_Given task_.
Go through the entries below and copy each line containing the word "document".

_Records shown_.
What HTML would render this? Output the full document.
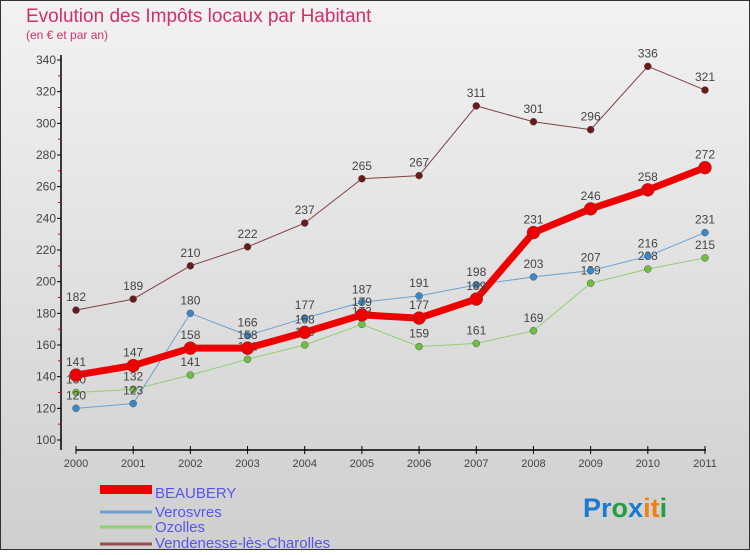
<!DOCTYPE html>
<html><head><meta charset="utf-8"><style>
body{margin:0;width:750px;height:550px;overflow:hidden;font-family:"Liberation Sans",sans-serif}
</style></head><body>
<svg id="chart" width="750" height="550" xmlns="http://www.w3.org/2000/svg" font-family="Liberation Sans, sans-serif">
<defs><linearGradient id="bg" x1="0" y1="0" x2="0" y2="1"><stop offset="0" stop-color="#f2f2f2"/><stop offset="1" stop-color="#cfcfcf"/></linearGradient></defs>
<rect x="0.5" y="0.5" width="749" height="549" fill="url(#bg)" stroke="#333"/>
<text x="26" y="22" font-size="19" fill="#d0306a">Evolution des Impôts locaux par Habitant</text>
<text x="26" y="39" font-size="12" fill="#d0306a">(en € et par an)</text>
<g id="axes"></g><g id="series"></g>
<g font-size="15" fill="#5555ee">
<rect x="100" y="485" width="52" height="9" fill="#e00"/>
<text x="155" y="498">BEAUBERY</text>
<line x1="100" y1="512" x2="152" y2="512" stroke="#6fa0d0" stroke-width="3"/>
<text x="155" y="517">Verosvres</text>
<line x1="100" y1="527" x2="152" y2="527" stroke="#90d070" stroke-width="3"/>
<text x="155" y="532">Ozolles</text>
<line x1="100" y1="544" x2="152" y2="544" stroke="#905050" stroke-width="3"/>
<text x="155" y="548">Vendenesse-lès-Charolles</text>
</g>
<text x="583" y="517" font-size="27" font-weight="bold"><tspan fill="#1a7ad0">Pr</tspan><tspan fill="#20a040">o</tspan><tspan fill="#1a7ad0">x</tspan><tspan fill="#f08010">it</tspan><tspan fill="#20a040">i</tspan></text>
</svg>
<script>
const years=["2000","2001","2002","2003","2004","2005","2006","2007","2008","2009","2010","2011"];
const yTicks=[100,120,140,160,180,200,220,240,260,280,300,320,340];
const beaubery=[141,147,158,158,168,179,177,189,231,246,258,272];
const verosvres=[120,123,180,166,177,187,191,198,203,207,216,231];
const ozolles=[130,132,141,151,160,173,159,161,169,199,208,215];
const vendenesse=[182,189,210,222,237,265,267,311,301,296,336,321];
const NS="http://www.w3.org/2000/svg";
const xS=i=>76+i*(705-76)/11;
const yS=v=>440-(v-100)*380/240;
function mk(t,a,p){const e=document.createElementNS(NS,t);for(const k in a)e.setAttribute(k,a[k]);p.appendChild(e);return e;}
const ax=document.getElementById('axes');
let e=mk('line',{x1:61,y1:55,x2:61,y2:450,stroke:'#000','stroke-width':1.5},ax);

e=mk('line',{x1:76,y1:450,x2:706,y2:450,stroke:'#000','stroke-width':1.5},ax);

yTicks.forEach((v,i)=>{const y=yS(v);
mk('line',{x1:57,y1:y,x2:61,y2:y,stroke:'#000'},ax);
if(i<yTicks.length-1)mk('line',{x1:58,y1:yS(v+10),x2:61,y2:yS(v+10),stroke:'#e00'},ax);
const t=mk('text',{x:56,y:y+4,'text-anchor':'end','font-size':12,fill:'#444'},ax);t.textContent=v;
});
years.forEach((yr,i)=>{const x=xS(i);mk('line',{x1:x,y1:446,x2:x,y2:454,stroke:'#000'},ax);
const t=mk('text',{x:x,y:467,'text-anchor':'middle','font-size':11,fill:'#444'},ax);t.textContent=yr;
});
const sg=document.getElementById('series');
function series(name,data,color,w,r,dot){const g=mk('g',{},sg);

const l=mk('polyline',{points:data.map((v,i)=>xS(i)+','+yS(v)).join(' '),fill:'none',stroke:color,'stroke-width':w,'stroke-linejoin':'round'},g);

data.forEach((v,i)=>{const c=mk('circle',{cx:xS(i),cy:yS(v),r:r,fill:dot,stroke:'#555','stroke-width':0.5},g);

const t=mk('text',{x:xS(i),y:yS(v)-9,'text-anchor':'middle','font-size':12,fill:'#444'},g);t.textContent=v;
});}
series('vendenesse',vendenesse,'#804040',1,3.5,'#6a1a1a');
series('ozolles',ozolles,'#90d070',1,3.5,'#70c040');
series('verosvres',verosvres,'#6fa0d0',1,3.5,'#3a88c8');
series('beaubery',beaubery,'#ee0000',7,6.5,'#ee0000');
</script>
</body></html>
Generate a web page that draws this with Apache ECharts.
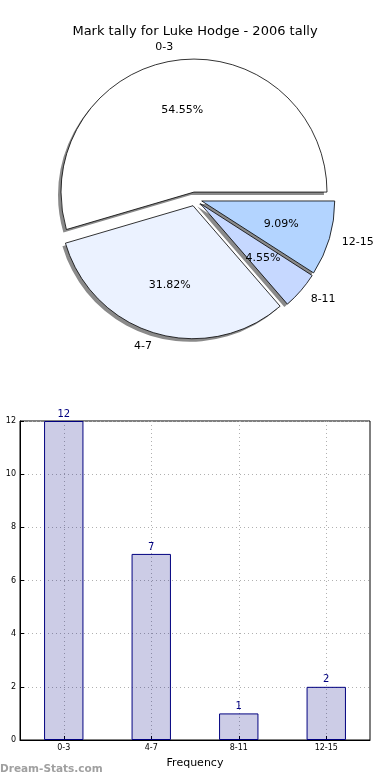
<!DOCTYPE html>
<html>
<head>
<meta charset="utf-8">
<script src="https://cdn.jsdelivr.net/npm/echarts@6/dist/echarts.min.js"></script>
<style>
html,body{margin:0;padding:0;background:#fff;}
#c{width:390px;height:780px;}
</style>
</head>
<body>
<div id="c"></div>
<script>
const titleText = 'Mark tally for Luke Hodge - 2006 tally';
const categories = ['0-3', '4-7', '8-11', '12-15'];
const tallies = [12, 7, 1, 2];
const pieColors = ['#ffffff', '#ebf2ff', '#c6d8ff', '#b3d4ff'];
const yAxisName = 'Distinct Tallies';
const xAxisName = 'Frequency';
const watermark = 'Dream-Stats.com';

const total = tallies.reduce((a, b) => a + b, 0);
const FONT = 'DejaVu Sans';
const R = 133;
const CX = 195, CY = 199;
const OFF = 7;

const chart = echarts.init(document.getElementById('c'), null, {renderer: 'canvas'});

const pieData = categories.map((c, i) => ({
  name: c, value: tallies[i], selected: true,
  itemStyle: {color: pieColors[i]}
}));
const plainData = categories.map((c, i) => ({
  name: c, value: tallies[i], selected: true
}));

const pieBase = {
  type: 'pie', startAngle: 0, clockwise: false,
  selectedMode: 'multiple', selectedOffset: OFF,
  avoidLabelOverlap: false,
  emphasis: {disabled: true}
};

chart.setOption({
  animation: false,
  title: {
    text: titleText, left: 'center', top: 20,
    textStyle: {fontFamily: FONT, fontSize: 13, fontWeight: 'normal', color: '#000'}
  },
  graphic: [{
    type: 'text', left: 0, top: 764,
    style: {text: watermark, fontFamily: FONT, fontSize: 10.5, fontWeight: 'bold', fill: '#a0a0a0'}
  }],
  grid: {
    left: 20, right: 20, top: 421, bottom: 40,
    outerBoundsMode: 'none', containLabel: false,
    show: true, borderColor: '#000', borderWidth: 1, backgroundColor: 'transparent'
  },
  xAxis: {
    type: 'category', data: categories,
    name: xAxisName, nameLocation: 'middle', nameGap: 18, nameMoveOverlap: false,
    nameTextStyle: {fontFamily: FONT, fontSize: 11, color: '#000'},
    axisLine: {show: true, lineStyle: {color: '#000'}},
    axisTick: {show: true, inside: true, length: 4, alignWithLabel: true, lineStyle: {color: '#000'}},
    axisLabel: {fontFamily: FONT, fontSize: 8, color: '#000', margin: 4},
    splitLine: {show: true, alignWithLabel: true, lineStyle: {color: '#b0b0b0', type: [1, 3], width: 1}}
  },
  yAxis: {
    type: 'value', min: 0, max: 12, interval: 2,
    name: yAxisName, nameLocation: 'middle', nameGap: 6, nameRotate: 90,
    nameTextStyle: {fontFamily: FONT, fontSize: 10, color: '#000'},
    axisLine: {show: true, lineStyle: {color: '#000'}},
    axisTick: {show: true, inside: true, length: 4, lineStyle: {color: '#000'}},
    axisLabel: {fontFamily: FONT, fontSize: 8, color: '#000', margin: 4},
    splitLine: {show: true, lineStyle: {color: '#b0b0b0', type: [1, 3], width: 1}}
  },
  series: [
    Object.assign({}, pieBase, {
      center: [CX - 3, CY + 3], radius: R, silent: true, z: 1,
      itemStyle: {color: '#8a8a8a', borderWidth: 0},
      label: {show: false}, labelLine: {show: false},
      data: plainData
    }),
    Object.assign({}, pieBase, {
      center: [CX, CY], radius: R, z: 2,
      itemStyle: {borderColor: '#000', borderWidth: 0.8},
      label: {
        show: true, position: 'outside', distanceToLabelLine: 0,
        formatter: '{b}', fontFamily: FONT, fontSize: 11, color: '#000'
      },
      labelLine: {show: false, length: 13, length2: 0},
      data: pieData
    }),
    Object.assign({}, pieBase, {
      center: [CX, CY], radius: R * 1.2, silent: true, z: 3,
      itemStyle: {color: 'rgba(0,0,0,0)', borderWidth: 0},
      label: {
        show: true, position: 'inside',
        formatter: p => (p.value / total * 100).toFixed(2) + '%',
        fontFamily: FONT, fontSize: 11, color: '#000'
      },
      labelLine: {show: false},
      data: plainData
    }),
    {
      type: 'bar', data: tallies, barWidth: '45%',
      itemStyle: {color: 'rgba(0,0,128,0.2)', borderColor: '#000080', borderWidth: 1},
      label: {show: true, position: 'top', distance: 2, fontFamily: FONT, fontSize: 10, color: '#000080'},
      emphasis: {disabled: true}
    }
  ]
});
</script>
</body>
</html>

_Task solution_.
What HTML would render this? Output the full document.
function mk(t,a,p){const e=document.createElementNS(NS,t);for(const k in a)e.setAttribute(k,a[k]);p.appendChild(e);return e;}
const ax=document.getElementById('axes');
const sg=document.getElementById('series');
const chart = echarts.init(document.getElementById('c'), null, {renderer: 'canvas'});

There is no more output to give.